2つ目は、ビジネスパーソンです。仕事で忙しく、ストレスがかかりやすい方々は、マグネシウムが不足している方が非常に多いと感じています。
そして3つ目が、アスリートの方々です。運動によってマグネシウムは大量に消費されますので、こうした方々にも積極的に知っていただきたいと考えています。
実際にアスリートの方々にも使われているのですか。
最近はトレーナーの方々が勉強される機会が増え、そこから広がっています。トップアスリートの方々にも使っていただく機会が非常に増えました。ラグビーの日本代表、女性バスケットボール日本代表、女子レスリング日本代表、男女ゴールボール日本代表など、様々なスポーツの現場で使っていただいています。
現在、スポーツタイプの製品開発にも取り組んでいます。
医療機関との連携についてもお聞かせください。
現在、250以上(※2025年11月現在)の医療機関やクリニックと提携し、製品を取り扱っていただいています。これをさらに広げていき、医療の現場でしっかり使っていただくことを目指しています。
また、大学の研究機関とマグネシウムの基礎研究を継続しています。エビデンスをしっかり蓄積していくことで、より多くの方に信頼していただける製品を作り続けていきたいと考えています。
特にアメリカでは、2023年の健康・フィットネス系サプリメント分野において、Googleで最も検索されているのがマグネシウムなのです。これが日本でも必ず注目されるようになると確信しています。

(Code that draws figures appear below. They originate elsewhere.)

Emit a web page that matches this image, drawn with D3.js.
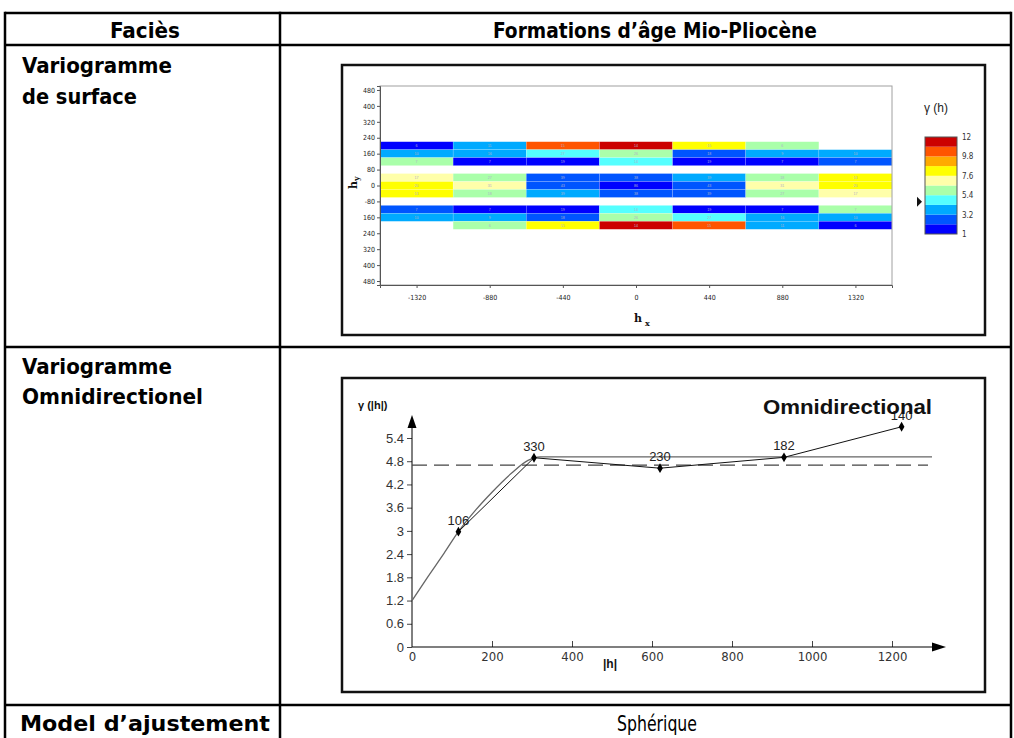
<!DOCTYPE html>
<html>
<head>
<meta charset="utf-8">
<script src="https://cdn.jsdelivr.net/npm/d3@7"></script>
<style>
	body { margin: 0; background: #fff; }
	svg { display: block; }
	.cond { font-family: 'Liberation Sans Narrow', 'DejaVu Sans Condensed', sans-serif; }
	.arial { font-family: 'Liberation Sans', Arial, sans-serif; }
</style>
</head>
<body>
<svg id="fig" width="1014" height="738"></svg>
<script>
// ---- variogram map (surface) ----
const hxCenters = [-1320, -880, -440, 0, 440, 880, 1320];
const hyCenters = [200, 160, 120, 40, 0, -40, -120, -160, -200];
const gammaMap = [
	[1.6, 3.9, 10.3, 11.6, 8.1, 5.9, null],
	[3.7, 3.8, 4.8, 6.1, 2.6, 3.9, 3.6],
	[5.8, 1.5, 1.7, 4.9, 1.8, 1.4, 2.8],
	[7.1, 6.0, 2.5, 2.7, 3.6, 6.2, 8.0],
	[8.3, 7.0, 2.6, 1.4, 2.6, 7.0, 8.3],
	[8.0, 6.2, 3.6, 2.7, 2.5, 6.0, 7.1],
	[2.8, 1.4, 1.8, 4.9, 1.7, 1.5, 5.8],
	[3.6, 3.9, 2.6, 6.1, 4.8, 3.8, 3.7],
	[null, 5.9, 8.1, 11.6, 10.3, 3.9, 1.6]
];
const pairMap = [
	[6, 11, 15, 14, 15, 6, null],
	[10, 16, 27, 26, 18, 9, 10],
	[7, 7, 19, 14, 19, 7, 7],
	[17, 27, 39, 38, 39, 18, 13],
	[20, 31, 43, 86, 43, 31, 20],
	[13, 18, 39, 38, 39, 27, 17],
	[7, 7, 19, 14, 19, 7, 7],
	[10, 9, 18, 26, 27, 16, 10],
	[null, 6, 15, 14, 15, 11, 6]
];
const mapYTicks = [480, 400, 320, 240, 160, 80, 0, -80, -160, -240, -320, -400, -480];
const mapYLabels = ['480', '400', '320', '240', '160', '80', '0', '-80', '160', '240', '320', '400', '480'];
const legendTicks = [12, 9.8, 7.6, 5.4, 3.2, 1];
const bandColors = ['#0000ff', '#0055ff', '#00aaff', '#55ffff', '#aaffaa', '#ffffaa', '#ffff00', '#ffaa00', '#ff5500', '#cc0000'];
const sillMarker = 4.65;

// ---- omnidirectional variogram ----
const lagH = [116, 305, 620, 930, 1224];
const gammaExp = [2.98, 4.89, 4.62, 4.90, 5.69];
const pairLabels = ['106', '330', '230', '182', '140'];
const modelH = [0, 40, 80, 116, 160, 200, 250, 290, 320, 1300];
const modelG = [1.2, 1.82, 2.42, 2.98, 3.55, 4.0, 4.5, 4.82, 4.91, 4.91];
const varianceLine = 4.7;
const varianceEnd = 1290;
const omniYTicks = [0, 0.6, 1.2, 1.8, 2.4, 3, 3.6, 4.2, 4.8, 5.4];
const omniXTicks = [0, 200, 400, 600, 800, 1000, 1200];

const svg = d3.select('#fig');
const plain = d => String(d);

// ---------- table ----------
const tbl = { left: 5, mid: 280, right: 1011, rows: [13, 45, 347, 705], bottom: 740 };
const grid = svg.append('g').attr('stroke', '#000').attr('stroke-width', 2.5);
grid.append('line').attr('x1', tbl.left).attr('x2', tbl.right).attr('y1', tbl.rows[0]).attr('y2', tbl.rows[0]);
tbl.rows.slice(1).forEach(y => {
	grid.append('line').attr('x1', tbl.left).attr('x2', tbl.right).attr('y1', y).attr('y2', y);
});
[tbl.left, tbl.mid, tbl.right].forEach(x => {
	grid.append('line').attr('x1', x).attr('x2', x).attr('y1', tbl.rows[0] - 1.25).attr('y2', tbl.bottom);
});

// text, x, baseline, anchor, bold, width in the reference
function cell(txt, x, y, anchor, bold, w) {
	svg.append('text').attr('class', 'cond').attr('x', x).attr('y', y)
		.attr('text-anchor', anchor).attr('font-size', 22)
		.attr('font-weight', bold ? 'bold' : 'normal').attr('fill', '#000')
		.attr('textLength', w).attr('lengthAdjust', 'spacingAndGlyphs')
		.text(txt);
}
cell('Faciès', 145, 38, 'middle', true, 70);
cell('Formations d’âge Mio-Pliocène', 655, 38, 'middle', true, 324);
cell('Variogramme', 22, 73, 'start', true, 150);
cell('de surface', 22, 104, 'start', true, 115);
cell('Variogramme', 22, 374, 'start', true, 150);
cell('Omnidirectionel', 22, 404, 'start', true, 181);
cell('Model d’ajustement', 145, 731, 'middle', true, 250);
cell('Sphérique', 657, 731, 'middle', false, 80);

// ---------- surface variogram map ----------
svg.append('rect').attr('x', 342).attr('y', 65).attr('width', 643).attr('height', 270)
	.attr('fill', '#fff').attr('stroke', '#111').attr('stroke-width', 2.5);

const mx = d3.scaleLinear().domain([-1540, 1540]).range([380, 892]);
const my = d3.scaleLinear().domain([-500, 500]).range([285, 86]);
const col = d3.scaleQuantize().domain([1, 12]).range(bandColors);
const halfX = 220, halfY = 20;

const cells = [];
hyCenters.forEach((hy, r) => hxCenters.forEach((hx, c) => {
	if (gammaMap[r][c] != null) cells.push({ hx: hx, hy: hy, g: gammaMap[r][c], n: pairMap[r][c] });
}));

const map = svg.append('g');
map.selectAll('rect.cell').data(cells).enter().append('rect')
	.attr('class', 'cell')
	.attr('x', d => mx(d.hx - halfX))
	.attr('y', d => my(d.hy + halfY))
	.attr('width', d => mx(d.hx + halfX) - mx(d.hx - halfX))
	.attr('height', d => my(d.hy - halfY) - my(d.hy + halfY))
	.attr('fill', d => col(d.g))
	.attr('stroke', 'rgba(255,255,255,0.3)').attr('stroke-width', 0.5);
map.selectAll('text.cnt').data(cells).enter().append('text')
	.attr('class', 'cnt arial')
	.attr('x', d => mx(d.hx)).attr('y', d => my(d.hy) + 1.3)
	.attr('text-anchor', 'middle').attr('font-size', 3.6)
	.attr('fill', '#b0b0c8').text(d => d.n);

// plot frame
svg.append('rect').attr('x', 380).attr('y', 86).attr('width', 512).attr('height', 199)
	.attr('fill', 'none').attr('stroke', '#a0a0a0').attr('stroke-width', 1);

const yAx = svg.append('g').attr('transform', 'translate(380,0)')
	.call(d3.axisLeft(my).tickValues(mapYTicks).tickFormat((d, i) => mapYLabels[i]).tickSize(3).tickPadding(2));
const xAx = svg.append('g').attr('transform', 'translate(0,285)')
	.call(d3.axisBottom(mx).tickValues(hxCenters).tickFormat(plain).tickSize(3).tickPadding(7));
[yAx, xAx].forEach(a => {
	a.select('.domain').attr('stroke', '#555');
	a.selectAll('.tick line').attr('stroke', '#555');
	a.selectAll('.tick text').attr('class', 'cond').attr('font-size', 7).attr('fill', '#222');
});

const hyLab = svg.append('text').attr('transform', 'translate(357,189) rotate(-90)')
	.attr('font-family', 'DejaVu Serif, serif').attr('font-weight', 'bold').attr('font-size', 11).attr('fill', '#111');
hyLab.append('tspan').text('h');
hyLab.append('tspan').attr('font-size', 8).attr('dy', 2).text('y');
const hxLab = svg.append('text').attr('x', 634).attr('y', 322)
	.attr('font-family', 'DejaVu Serif, serif').attr('font-weight', 'bold').attr('font-size', 11).attr('fill', '#111');
hxLab.append('tspan').text('h');
hxLab.append('tspan').attr('font-size', 8).attr('dx', 3).attr('dy', 4).text('x');

// legend
const ly = d3.scaleLinear().domain([1, 12]).range([234, 137]);
const bw = (12 - 1) / bandColors.length;
svg.append('g').selectAll('rect').data(bandColors).enter().append('rect')
	.attr('x', 925).attr('width', 32)
	.attr('y', (d, i) => ly(1 + (i + 1) * bw))
	.attr('height', (d, i) => ly(1 + i * bw) - ly(1 + (i + 1) * bw))
	.attr('fill', d => d);
svg.append('rect').attr('x', 925).attr('y', 137).attr('width', 32).attr('height', 97)
	.attr('fill', 'none').attr('stroke', '#555').attr('stroke-width', 1);
const lAx = svg.append('g').attr('transform', 'translate(957,0)')
	.call(d3.axisRight(ly).tickValues(legendTicks).tickFormat(plain).tickSize(0).tickPadding(5));
lAx.select('.domain').remove();
lAx.selectAll('.tick text').attr('class', 'cond').attr('font-size', 8).attr('fill', '#333');
svg.append('text').attr('class', 'arial').attr('x', 924).attr('y', 112)
	.attr('font-size', 12).attr('fill', '#222').text('γ (h)');
svg.append('path')
	.attr('d', 'M0,-5L5,0L0,5Z')
	.attr('transform', 'translate(917,' + ly(sillMarker) + ')')
	.attr('fill', '#111');

// ---------- omnidirectional variogram ----------
svg.append('rect').attr('x', 342).attr('y', 378).attr('width', 643).attr('height', 314)
	.attr('fill', '#fff').attr('stroke', '#111').attr('stroke-width', 2.5);

const ox = d3.scaleLinear().domain([0, 1200]).range([412, 892]);
const oy = d3.scaleLinear().domain([0, 5.4]).range([647, 438]);

const oyAx = svg.append('g').attr('transform', 'translate(412,0)')
	.call(d3.axisLeft(oy).tickValues(omniYTicks).tickFormat(plain).tickSize(5).tickPadding(3));
oyAx.select('.domain').remove();
oyAx.selectAll('.tick line').attr('stroke', '#444');
oyAx.selectAll('.tick text').attr('class', 'arial').attr('font-size', 13).attr('fill', '#333');

const oxAx = svg.append('g').attr('transform', 'translate(0,647)')
	.call(d3.axisBottom(ox).tickValues(omniXTicks).tickFormat(plain).tickSizeInner(-6).tickSizeOuter(0).tickPadding(5));
oxAx.select('.domain').remove();
oxAx.selectAll('.tick line').attr('stroke', '#444').filter(d => d === 0).remove();
oxAx.selectAll('.tick text').attr('class', 'cond').attr('font-size', 13).attr('fill', '#333');

// axis lines with arrows
svg.append('line').attr('x1', 412).attr('x2', 412).attr('y1', 647).attr('y2', 426).attr('stroke', '#000');
svg.append('line').attr('x1', 412).attr('x2', 934).attr('y1', 647).attr('y2', 647).attr('stroke', '#000').attr('stroke-width', 1.2);
svg.append('path').attr('d', 'M412,415L416.5,428L407.5,428Z').attr('fill', '#000');
svg.append('path').attr('d', 'M946,647L932,642.5L932,651.5Z').attr('fill', '#000');

// variance (dashed)
svg.append('line').attr('x1', ox(0)).attr('x2', ox(varianceEnd))
	.attr('y1', oy(varianceLine)).attr('y2', oy(varianceLine))
	.attr('stroke', '#444').attr('stroke-width', 1.1).attr('stroke-dasharray', '15,7');

// model
const model = modelH.map((h, i) => [h, modelG[i]]);
svg.append('path').datum(model)
	.attr('d', d3.line().x(d => ox(d[0])).y(d => oy(d[1])).curve(d3.curveMonotoneX))
	.attr('fill', 'none').attr('stroke', '#666').attr('stroke-width', 1.3);

// experimental
const exp = lagH.map((h, i) => ({ h: h, g: gammaExp[i], n: pairLabels[i] }));
svg.append('path').datum(exp)
	.attr('d', d3.line().x(d => ox(d.h)).y(d => oy(d.g)))
	.attr('fill', 'none').attr('stroke', '#111').attr('stroke-width', 1);
svg.append('g').selectAll('path').data(exp).enter().append('path')
	.attr('d', d3.symbol(d3.symbolDiamond, 28))
	.attr('transform', d => 'translate(' + ox(d.h) + ',' + oy(d.g) + ')')
	.attr('fill', '#000');
svg.append('g').selectAll('text').data(exp).enter().append('text')
	.attr('class', 'arial')
	.attr('x', d => ox(d.h)).attr('y', d => oy(d.g) - 7)
	.attr('text-anchor', 'middle').attr('font-size', 13).attr('fill', '#222')
	.text(d => d.n);

svg.append('text').attr('class', 'arial').attr('x', 932).attr('y', 414)
	.attr('text-anchor', 'end').attr('font-size', 20).attr('font-weight', 'bold').attr('fill', '#111')
	.attr('textLength', 169).attr('lengthAdjust', 'spacingAndGlyphs')
	.text('Omnidirectional');
svg.append('text').attr('class', 'arial').attr('x', 358).attr('y', 409)
	.attr('font-size', 11).attr('font-weight', 'bold').attr('fill', '#111').text('γ (|h|)');
svg.append('text').attr('class', 'arial').attr('x', 610).attr('y', 668)
	.attr('text-anchor', 'middle').attr('font-size', 12).attr('font-weight', 'bold').attr('fill', '#111').text('|h|');
</script>
</body>
</html>
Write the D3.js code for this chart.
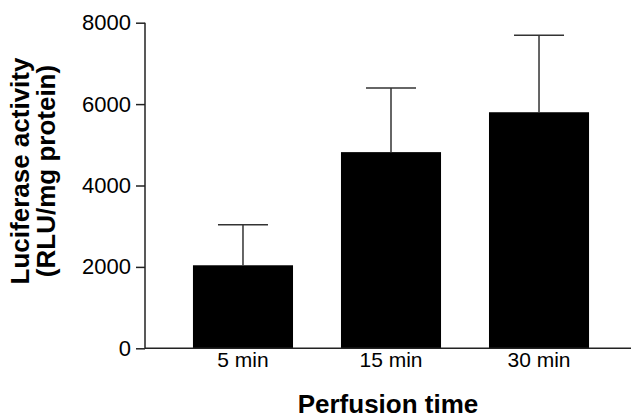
<!DOCTYPE html>
<html><head><meta charset="utf-8">
<script src="https://cdn.jsdelivr.net/npm/d3@7"></script>
<style>body{margin:0;background:#fff}svg{display:block}</style>
</head><body>
<script>
const categories = ["5 min", "15 min", "30 min"];
const means = [2040, 4820, 5800];
const upperErr = [3035, 6395, 7690];
const yTicks = [0, 2000, 4000, 6000, 8000];

const W = 631, H = 418;
const svg = d3.select("body").append("svg").attr("width", W).attr("height", H);
const font = "'Liberation Sans', Arial, sans-serif";

const y = d3.scaleLinear().domain([0, 8000]).range([348.3, 22.7]);
const x = d3.scaleBand().domain(categories).range([145, 637]).paddingInner(0.324).paddingOuter(0.324);

// bars
svg.selectAll("rect.bar").data(categories).join("rect")
  .attr("x", d => x(d)).attr("width", x.bandwidth())
  .attr("y", (d, i) => y(means[i])).attr("height", (d, i) => y(0) - y(means[i]))
  .attr("fill", "#000");

// error bars
const capW = 50;
const eb = svg.append("g").attr("stroke", "#333").attr("stroke-width", 1.5).attr("fill", "none");
categories.forEach((c, i) => {
  const cx = x(c) + x.bandwidth() / 2;
  eb.append("line").attr("x1", cx).attr("x2", cx).attr("y1", y(means[i])).attr("y2", y(upperErr[i]));
  eb.append("line").attr("x1", cx - capW / 2).attr("x2", cx + capW / 2).attr("y1", y(upperErr[i])).attr("y2", y(upperErr[i]));
});

// y axis
const yAxis = d3.axisLeft(y).tickValues(yTicks).tickSize(9).tickPadding(5).tickFormat(d3.format("d"));
const ga = svg.append("g").attr("transform", "translate(145,0)").call(yAxis);
ga.select(".domain").attr("stroke", "#222").attr("stroke-width", 1.5).attr("d", `M0,${y(8000)}V${y(0)}`);
ga.selectAll(".tick line").attr("stroke", "#222").attr("stroke-width", 1.5);
ga.selectAll(".tick text").attr("font-family", font).attr("font-size", 22).attr("fill", "#000");

// x axis line
svg.append("line").attr("x1", 145).attr("x2", W).attr("y1", y(0)).attr("y2", y(0))
  .attr("stroke", "#222").attr("stroke-width", 1.5);

// x tick labels
const xAxis = d3.axisBottom(x).tickSize(0).tickPadding(0);
const gx = svg.append("g").attr("transform", `translate(0,${y(0)})`).call(xAxis);
gx.select(".domain").remove();
gx.selectAll(".tick text").attr("font-family", font).attr("font-size", 21).attr("fill", "#000")
  .attr("dy", null).attr("y", 19);

// axis titles
svg.append("text").attr("x", 388).attr("y", 413).attr("text-anchor", "middle")
  .attr("font-family", font).attr("font-weight", "bold").attr("font-size", 26).text("Perfusion time");

const yl = svg.append("text").attr("transform", "translate(29,171) rotate(-90)")
  .attr("text-anchor", "middle").attr("font-family", font).attr("font-weight", "bold").attr("font-size", 26);
yl.append("tspan").attr("x", 0).attr("y", 0).text("Luciferase activity");
yl.append("tspan").attr("x", 0).attr("y", 26).text("(RLU/mg protein)");
</script>
</body></html>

チャレンジできる環境を作り、スタッフと共に成長する会社へ
最後に、今後の会社のビジョンについてお聞かせください。
私の一番の願いは、マグネシウムの重要性を社会に根付かせることです。ここをしっかり追求していきたいと考えています。
そのための手段として、医療機関との提携をさらに拡大し、臨床現場での使用を増やしていきます。また、大学の研究機関との基礎研究を継続し、エビデンスをしっかり蓄積していきます。そして、トップアスリートの方々と協力しながら製品を改善し続けるというサイクルを回していくことが、ビジネスとして最も重要だと考えています。
もう一つ、会社全体で考えた時に、スタッフにチャンスを与え続けられる組織にしたいと思っています。私自身、今でも失敗することはありますが、トライしていくことが非常に重要だと考えています。
常にチャレンジできる環境を作りたいのです。トライして失敗があったとしても、その失敗から得られるものによって、また次の機会が生まれてきます。これを全てのスタッフが共有し、充実した生活を送れるような会社にしていければと考えています。
心も体も、健康と元気があってこそ、日々の活動ができるのですから。